On the north side of the building, three Kohler diesel-fired generators, each capable of delivering 1,750 kilowatts of operational juice, are on standby for emergency power. Two of the massive units can provide enough electricity for the entire building. The third is merely a backup for the backups.
Analytically, Gleason views the building as “an appropriate response to the preference of modern workers,” for the new generation of Bank OZK staffers. “We built this building with a much more modern workforce in mind,” he said.
Creatively, the project opened the door for Gleason to immerse himself in a sea of details to produce a showcase of substance and style.
Though downplaying the depth of his involvement, his role in the headquarters project is considerable.
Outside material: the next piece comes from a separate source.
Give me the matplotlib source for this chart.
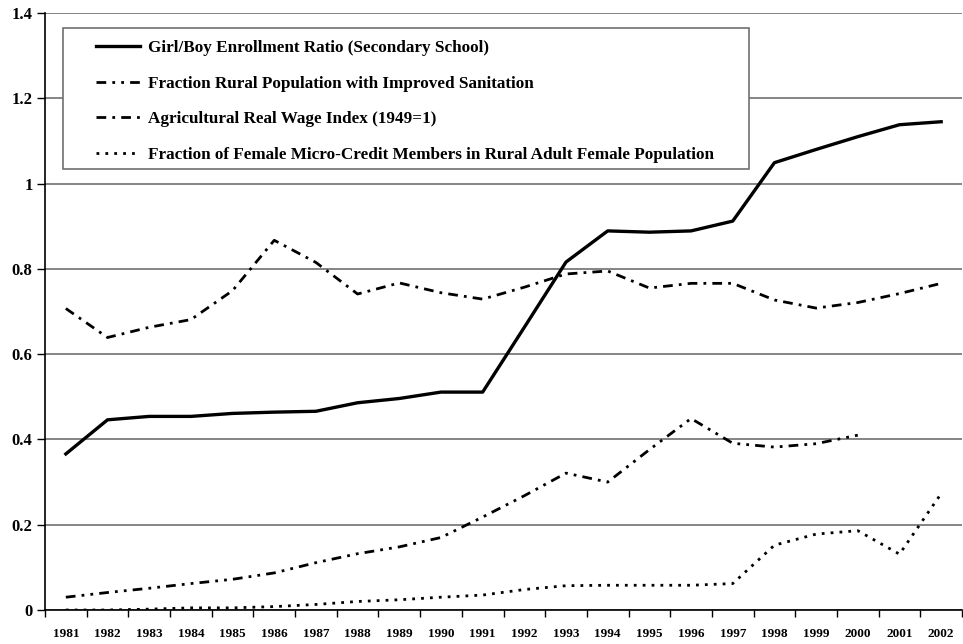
"""Bangladesh development indicators, 1981-2002."""

import matplotlib
matplotlib.use("Agg")
import matplotlib.pyplot as plt
from matplotlib.patches import Rectangle
import numpy as np

years = [str(y) for y in range(1981, 2003)]

girl_boy_ratio = [0.366, 0.446, 0.454, 0.454, 0.461, 0.464, 0.466, 0.486, 0.496, 0.511,
                  0.511, 0.663, 0.816, 0.889, 0.886, 0.889, 0.912, 1.049, 1.080, 1.110,
                  1.138, 1.145]
sanitation = [0.030, 0.041, 0.051, 0.062, 0.072, 0.087, 0.111, 0.132, 0.148, 0.170,
              0.218, 0.268, 0.321, 0.300, 0.376, 0.449, 0.391, 0.382, 0.390, 0.410,
              np.nan, np.nan]
wage_index = [0.707, 0.639, 0.663, 0.681, 0.749, 0.867, 0.815, 0.741, 0.767, 0.744,
              0.729, 0.757, 0.788, 0.795, 0.755, 0.766, 0.766, 0.727, 0.708, 0.721,
              0.742, 0.766]
micro_credit = [0.000, 0.000, 0.002, 0.005, 0.005, 0.008, 0.013, 0.020, 0.024, 0.030,
                0.035, 0.048, 0.057, 0.058, 0.058, 0.058, 0.062, 0.152, 0.178, 0.186,
                0.131, 0.273]

labels = ["Girl/Boy Enrollment Ratio (Secondary School)",
          "Fraction Rural Population with Improved Sanitation",
          "Agricultural Real Wage Index (1949=1)",
          "Fraction of Female Micro-Credit Members in Rural Adult Female Population"]

plt.rcParams["font.family"] = ["Liberation Serif", "DejaVu Serif"]
plt.rcParams["font.weight"] = "bold"

W, H = 963, 644
fig = plt.figure(figsize=(W / 100, H / 100), dpi=100)
ax = fig.add_axes([45 / W, 34 / H, 917 / W, 597 / H])

x = np.arange(len(years))
ax.plot(x, girl_boy_ratio, color="black", lw=2.4, label=labels[0])
ax.plot(x, sanitation, color="black", lw=2.0, linestyle=(0, (3.5, 2.2, 1, 2.2, 1, 2.2)), label=labels[1])
ax.plot(x, wage_index, color="black", lw=2.0, linestyle=(0, (3.5, 2.2, 1, 2.2)), label=labels[2])
ax.plot(x, micro_credit, color="black", lw=2.0, linestyle=(0, (1, 2.2)), label=labels[3])

ax.set_xlim(-0.5, len(years) - 0.5)
ax.set_ylim(0, 1.4)

# category labels at centers, tick marks between categories
ax.set_xticks(x)
ax.set_xticklabels(years, fontsize=9.5, fontweight="bold")
ax.tick_params(axis="x", which="major", length=0, pad=13)
ax.set_xticks(np.arange(-0.5, len(years)), minor=True)
ax.tick_params(axis="x", which="minor", length=5, width=1, direction="out")

ax.set_yticks(np.arange(0, 1.41, 0.2))
ax.set_yticklabels(["0", "0.2", "0.4", "0.6", "0.8", "1", "1.2", "1.4"],
                   fontsize=12, fontweight="bold")
ax.tick_params(axis="y", length=6, width=1, direction="out", pad=3)

ax.grid(True, axis="y", color="#707070", lw=1.2)
ax.set_axisbelow(True)
for side in ("top", "right"):
    ax.spines[side].set_visible(False)
ax.spines["left"].set_linewidth(1.2)
ax.spines["bottom"].set_linewidth(1.2)

# legend box drawn separately (wide side padding as in the original)
box = Rectangle((63 / W, 1 - 169 / H), (749 - 63) / W, (169 - 28) / H,
                transform=fig.transFigure, facecolor="white", edgecolor="#707070",
                lw=1.2, zorder=5)
fig.patches.append(box)

leg = fig.legend(*ax.get_legend_handles_labels(), loc="upper left",
                 bbox_to_anchor=(96 / W, 1 - 40 / H), prop={"weight": "bold", "size": 12.3},
                 handlelength=2.6, handletextpad=0.45, labelspacing=1.15,
                 borderpad=0, borderaxespad=0, frameon=False)
leg.set_zorder(6)

fig.savefig("out.png", dpi=100)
“It would’ve been a lot more enjoyable to wade into the details than some of my other duties, but it’s job first,” he said.
Gleason is a big-picture guy also known to delve with relish into the jot or tittle of things like construction projects to scratch his detail-oriented itch.
During the past 20 years, Gleason has spent more than casual time planning and developing his grand west Little Rock home, a project sandwiched between the company’s current 92,616-SF headquarters and its soon-to-be new address.
Gleason notes that he’s getting too old for another move, residential or corporate, indicating the headquarters could be the last of his big building projects. Behind this perspective, he admits to other considerations beyond age.
“My wife has threatened me with harm if she sees me talking to an architect,” Gleason quipped.